Employee blogging can involve the disclosure of confidential business information, disparagement or criticism of other employees or of the company itself, and display interests that are in conflict with the company contracts and policies. The trend these days show the court’s support for employers who decided to terminate a particular employee who was found to be engaging in behavior that is in conflict with the company’s best interest.

It has actually been established that employees who damage their employer via blogging are violating their obligation to be loyal to the company. This duty of loyalty encompasses duties of confidentiality and obedience. On the other hand, this duty of loyalty is violated in cases of disparagement of the managers, criticism of the company, harmful speech and insubordination. One example of an employee blogging that became a problem for the employer involved a flight attendant who posted provocative photos of herself wearing her airline uniform. Another employee, hired by Google, posted his criticism and other impressions of his employer. A Microsoft employee also took photos of several Apple computers as they were delivered and posted them on his personal blog.
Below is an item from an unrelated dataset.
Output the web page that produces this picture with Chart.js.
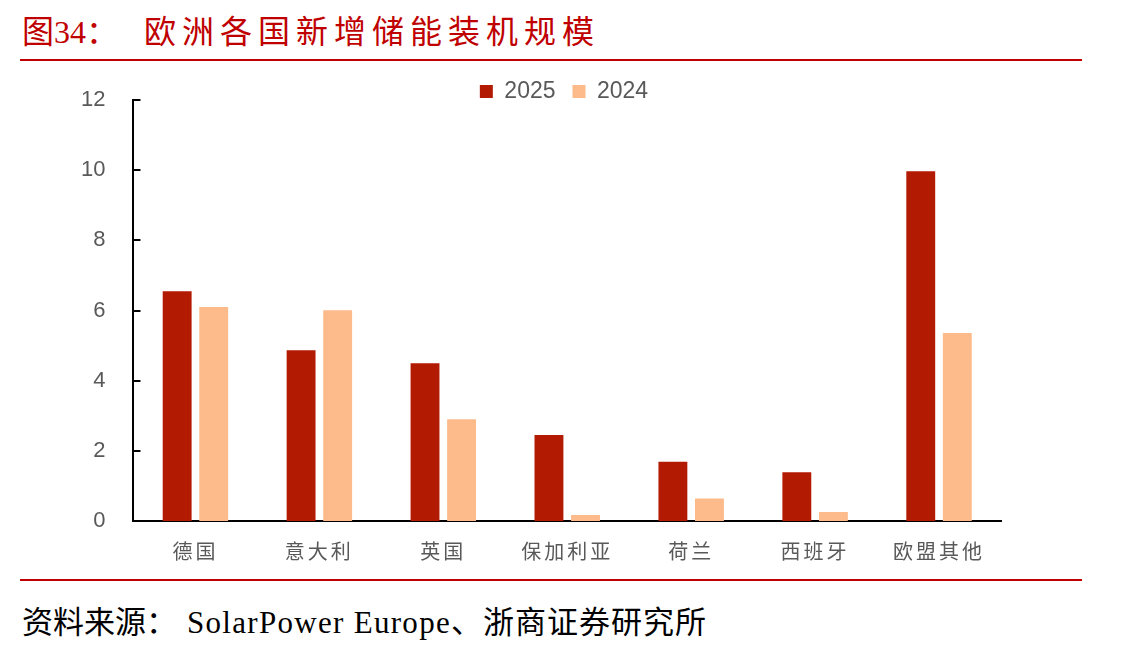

All these employees, in this case, were terminated on the basis of their personal blog content.

The blog monitoring being conducted by these employers is being considered by many employees as a violation of their “right to free speech.” This right to free speech, however, as indicated in the First Amendment, only covers the government’s restrictions on individuals or groups. But in “employment-at-will” states, existing law allows employers to terminate employees who were found to be disloyal to the company. Even so, employers should be very careful when involved in situations involving employee blogging. If they are not careful, they could damage their reputation in the business community especially if they were seen as being too intrusive to their employee’s personal activities.

In order to avoid these concerns, employers should implement general employee blogging policies, which will cover blogging agreements and procedures to be followed for employee blogging. These policies should also cover the use of electronic resources as well as rules on harassment, discrimination and non-disclosure. The agreement between employers and employees must also include in detail policies and guidelines involving the removal and use of confidential company information and rules for the use of company-sponsored blogs. In case the employer has not yet created guidelines for internet usage, the company should immediately come up with one. The employer should then advise their employees that they will be monitoring personal internet use especially during work hours. Lastly, employers must check the present condition of their internet security in order to know if they are at risk for data mismanagement including internet sites and archived emails. The general policies covering such internet usage and blogging should guarantee that the employees will not be able to disparage or criticize their employers and should promote confidentiality and professionalism.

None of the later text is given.